No dia da Consciência Negra, 20 de novembro, trazemos a história de quem está em uma das linhas de frente desse grito de força: Lila, Adriana e Louise, as co-vereadoras que compõe a mandata eleita Nossa Cara, a primeira mandata coletiva a Câmara Municipal de Fortaleza
Mulheres pretas de periferia, as três são distintas expressões das subjetividades forjadas por uma colonialidade racista que concentra riquezas, expropriou terras e dominou a economia, mas que nunca vingou contra a vontade de vida que um povo carrega e transmite através de suas memórias ancestrais. Que lutam, que chefiam a casa, que reivindicam seus direitos de voz e de serem escutadas. Que cuidam dos filhos ao mesmo tempo que administram a sua vida, que militam pelo direito não só de existir, mas de resistir. Essa é a Nossa Cara, composta por Adriana Gerônimo Vieira Silva, 30; Louise Anne de Santana, 30; e Lila M. Salu, 32, primeira candidatura coletiva de Fortaleza, eleita com 9.824 votos no último domingo, 15.
Lila M. Salú é cria do Beco da Galinha, na comunidade Verdes Mares e militante do Fórum Cearense de Mulheres, da Articulação de Mulheres Brasileiras e do Instituto Negra do Ceará. Lila, a poetisa que descobriu no rap que também podia ter voz. "Sempre tive um olhar crítico da minha situação e da minha galera, no meu bairro. Por que que os meus são diferentes do pessoal que mora do outro lado? Eu morava em um beco, e do outro lado tinham uns prédios. Sempre pensei nisso e na adolescência isso veio mais forte", conta.
Do Lagamar à Câmara dos Vereadores, Adriana Gerônimo é mãe, moradora da Comunidade localizada no bairro Aerolândia, assistente social, engajada nas pastorais sociais e na luta por moradia digna e direito à cidade. É co-fundadora da FavelAfro, cooperativa de mulheres periféricas da Comunidade do Lagamar, integra o Grupo Jovens em Busca de Deus (JBD LAGAMAR), a Frente de Luta por Moradia Digna, o Campo Popular do Plano Diretor de Fortaleza e o Fórum Popular de Segurança Pública do Ceará.
“Fui a primeira pessoa da família que conseguiu entrar na Universidade e concluir um curso superior. Estou envolvida em alguns movimentos relacionados à moradia na cidade. Esse é meu berço de militância”, reforça Adriana.
Mulher Preta, cis, cristã, Louise Santana é professora substituta na Escola José Carlos Matos pela prefeitura municipal de Fortaleza. Ela estuda Direito na Universidade Federal do Ceará, é feminista e anti-racista. Constroi os setoriais de Mulheres e de Negritude do Partido Socialismo e Liberdade (PSOL), integra a Rede de Mulheres Negras do Ceará e o Campo Popular do plano diretor.

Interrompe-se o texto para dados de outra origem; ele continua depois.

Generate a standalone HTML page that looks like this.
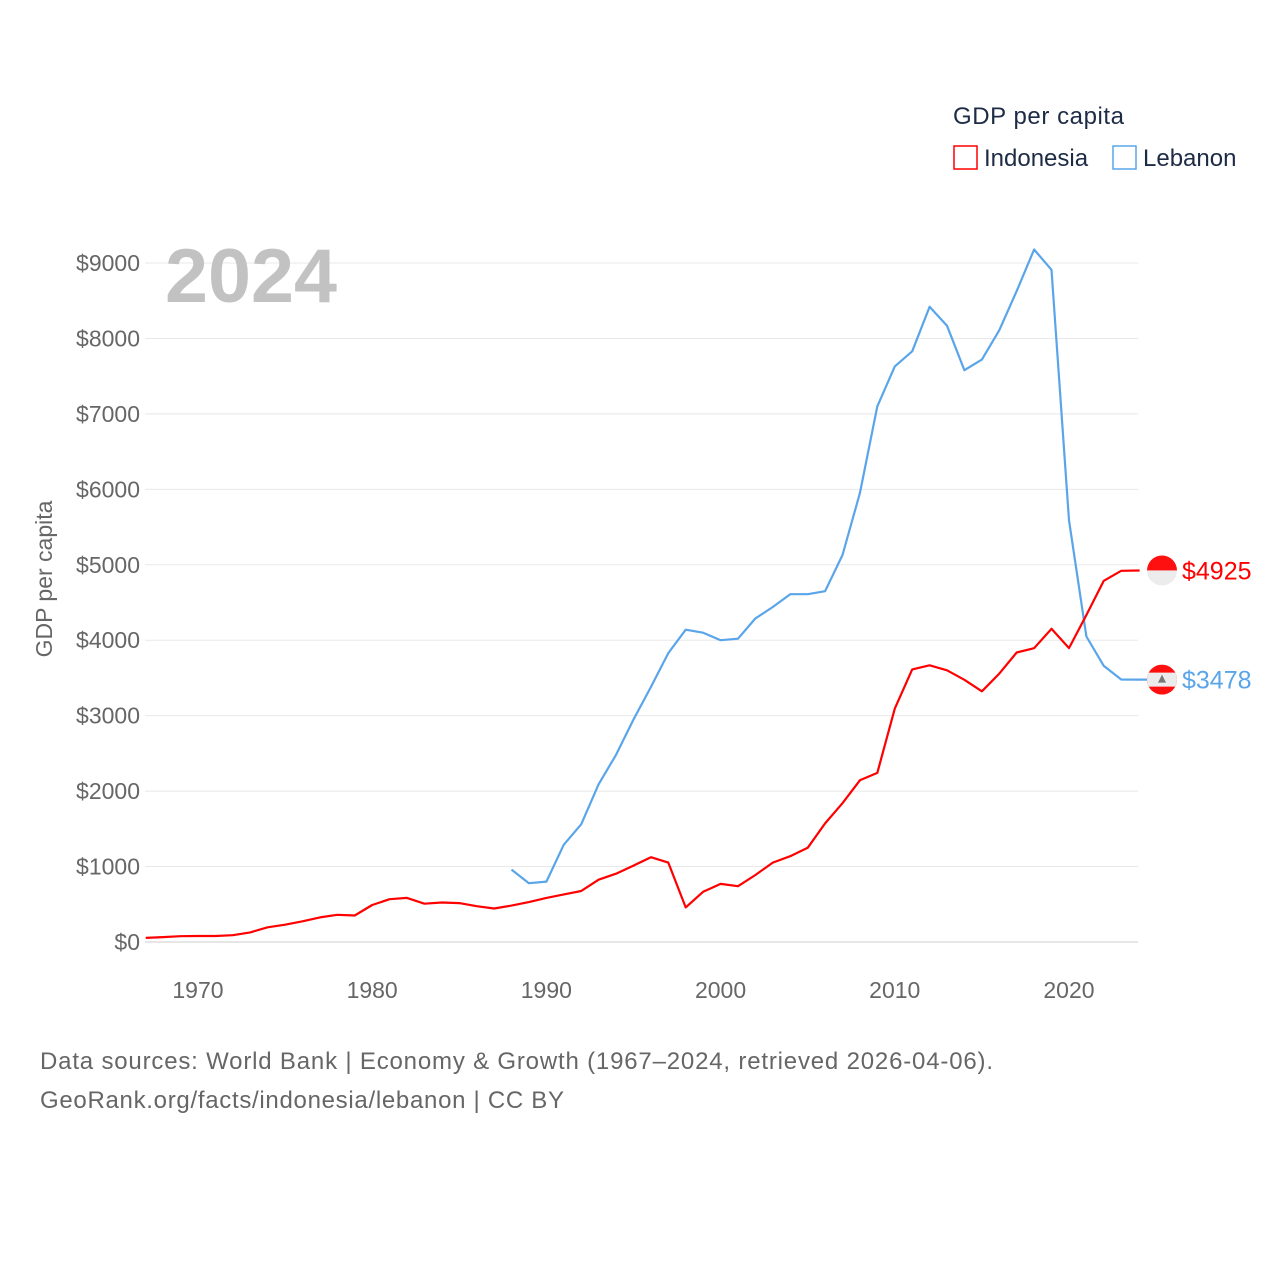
<!DOCTYPE html>
<html><head><meta charset="utf-8"><style>
html,body{margin:0;padding:0;background:#fff;}
svg{display:block;font-family:"Liberation Sans",sans-serif;}
</style></head><body>
<svg id="chart" width="1280" height="1280" viewBox="0 0 1280 1280">
<g id="grid"></g>
<g id="yticks"></g>
<g id="xticks"></g>
<text x="52" y="579" transform="rotate(-90 52 579)" text-anchor="middle" font-size="23" fill="#666">GDP per capita</text>
<text x="165" y="302" font-size="76" font-weight="bold" fill="#c2c2c2" textLength="172" lengthAdjust="spacingAndGlyphs">2024</text>
<g id="series"></g>
<g>
<text x="953" y="124" font-size="24" fill="#1d2b45" textLength="171">GDP per capita</text>
<g><rect x="954" y="146" width="23" height="23" fill="none" stroke="#ff0000" stroke-width="1.5"/><text x="984" y="166" font-size="24" fill="#1d2b45">Indonesia</text></g>
<g><rect x="1113" y="146" width="23" height="23" fill="none" stroke="#5aa5ea" stroke-width="1.5"/><text x="1143" y="166" font-size="24" fill="#1d2b45">Lebanon</text></g>
</g>
<text x="40" y="1069" font-size="24" fill="#666" textLength="953">Data sources: World Bank | Economy &amp; Growth (1967–2024, retrieved 2026-04-06).</text>
<text x="40" y="1108" font-size="24" fill="#666" textLength="524">GeoRank.org/facts/indonesia/lebanon | CC BY</text>
</svg>
<script>
const yTicks=[0,1000,2000,3000,4000,5000,6000,7000,8000,9000];
const xTicks=[1970,1980,1990,2000,2010,2020];
const idnStart=1967;
const idnValues=[54,65,77,80,79,90,127,195,229,274,326,361,351,491,567,584,508,523,515,474,444,483,529,585,631,676,826,905,1013,1124,1052,458,666,770,739,888,1052,1137,1249,1572,1840,2144,2242,3094,3613,3668,3602,3476,3323,3558,3837,3894,4151,3896,4334,4788,4920,4925];
const lbnStart=1988;
const lbnValues=[960,780,800,1290,1560,2090,2480,2950,3380,3830,4140,4100,4000,4020,4290,4440,4610,4610,4650,5130,5950,7100,7630,7830,8420,8170,7580,7720,8110,8630,9180,8910,5590,4050,3660,3480,3478];
const NS="http://www.w3.org/2000/svg";
const X=yr=>145.7+(yr-1967)*17.42;
const Y=v=>942-v*0.07544;
function mk(t,a,p){const e=document.createElementNS(NS,t);for(const k in a)e.setAttribute(k,a[k]);p.appendChild(e);return e;}
const grid=document.getElementById('grid'),yt=document.getElementById('yticks'),xt=document.getElementById('xticks'),ser=document.getElementById('series');
yTicks.forEach(v=>{
 const l=mk('line',{x1:145,x2:1138,y1:Y(v),y2:Y(v),stroke:v===0?'#ddd':'#e8e8e8','stroke-width':v===0?1.5:1},grid);
 
 
 const t=mk('text',{x:140,y:Y(v)+8,'text-anchor':'end','font-size':23,fill:'#666'},yt);
 t.textContent='$'+v;
 
 
});
xTicks.forEach(yr=>{
 const t=mk('text',{x:X(yr),y:998,'text-anchor':'middle','font-size':23,fill:'#666'},xt);
 t.textContent=yr;
 
 
});
function line(start,vals,color,name,extend){
 let pts=vals.map((v,i)=>X(start+i).toFixed(1)+','+Y(v).toFixed(1));
 const last=vals[vals.length-1];
 pts.push((X(start+vals.length-1)+extend)+','+Y(last).toFixed(1));
 const p=mk('polyline',{points:pts.join(' '),fill:'none',stroke:color,'stroke-width':2.2,'stroke-linejoin':'round'},ser);
 
 
}
line(lbnStart,lbnValues,'#5aa5ea','line-lebanon',10);
line(idnStart,idnValues,'#ff0000','line-indonesia',1);
function flag(v,type,color,label,name){
 const cx=1162,cy=Y(v);
 const g=mk('g',{},ser);
 
 
 mk('clipPath',{id:'c'+type},g).appendChild(document.createElementNS(NS,'circle'));
 const c=g.querySelector('clipPath circle');c.setAttribute('cx',cx);c.setAttribute('cy',cy);c.setAttribute('r',15);
 const cg=mk('g',{'clip-path':'url(#c'+type+')'},g);
 if(type==='idn'){
  mk('rect',{x:cx-15,y:cy-15,width:30,height:15,fill:'#ff1010'},cg);
  mk('rect',{x:cx-15,y:cy,width:30,height:15,fill:'#ececec'},cg);
 }else{
  mk('rect',{x:cx-15,y:cy-15,width:30,height:30,fill:'#ff1010'},cg);
  mk('rect',{x:cx-15,y:cy-7,width:30,height:14,fill:'#ececec'},cg);
  mk('polygon',{points:`${cx},${cy-5} ${cx-4},${cy+3} ${cx+4},${cy+3}`,fill:'#777'},cg);
 }
 const t=mk('text',{x:1182,y:cy+9,'font-size':25,fill:color},g);
 t.textContent=label;
}
flag(idnValues[idnValues.length-1],'idn','#ff0000','$'+idnValues[idnValues.length-1],'end-label-indonesia');
flag(lbnValues[lbnValues.length-1],'lbn','#5aa5ea','$'+lbnValues[lbnValues.length-1],'end-label-lebanon');
</script>
</body></html>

Diversas em muitos aspectos, é principalmente na militância que elas unem as mãos em prol da luta em comum. "Nesse movimento de ocupar a cidade e de atravessar a cidade para construir outra realidade de vida que eu cheguei à UFC. Acredito que é muito importante que pessoas como nós, nascidas e criadas na periferia, pobres, negras, consigam, também, ocupar esses espaços. Inclusive, para reivindicar os direitos que são negados para nós diariamente”, destaca Louise.
A mandata coletiva é um respiro nos cenários devastadores de negação de direitos dos negros e negras, uma das tantas estratégias históricas de povos que não se rendem e que impostam a voz para falar da vida e da esperança para além das desigualdades e injustiças produzidas pelo racismo. É, na realidade, um olhar de esperança. “Ser mulher e ser preta é também disputar a política institucional”, aponta Louise.
Infelizmente, não temos ainda como falar de resistência no Brasil, sem colocar luz nas diversas violências contra a população negra no País, afinal visibilizar essas violências também significa enfrentá-las. Somente no primeiro semestre de 2020, 75% das mulheres assassinadas, vítimas de feminicídio, são negras. Foram 650 vidas ceifadas em decorrência da cor e do gênero. O levantamento faz parte do Monitor da Violência, uma parceria do G1 com o Núcleo de Estudos da Violência da USP e o Fórum Brasileiro de Segurança Pública.
Louise, Adriana e Lila trazem não somente a representação da resistência, mas a possibilidade de um outro futuro para tantas mulheres, onde a política se alarga para caber o povo, se veste de cotidiano e supera os limites da representação para criar uma participação direta e equitativa. Elas são e serão referência para meninas pequenas e mulheres que concluirão que, sim, é possível mudar o mundo.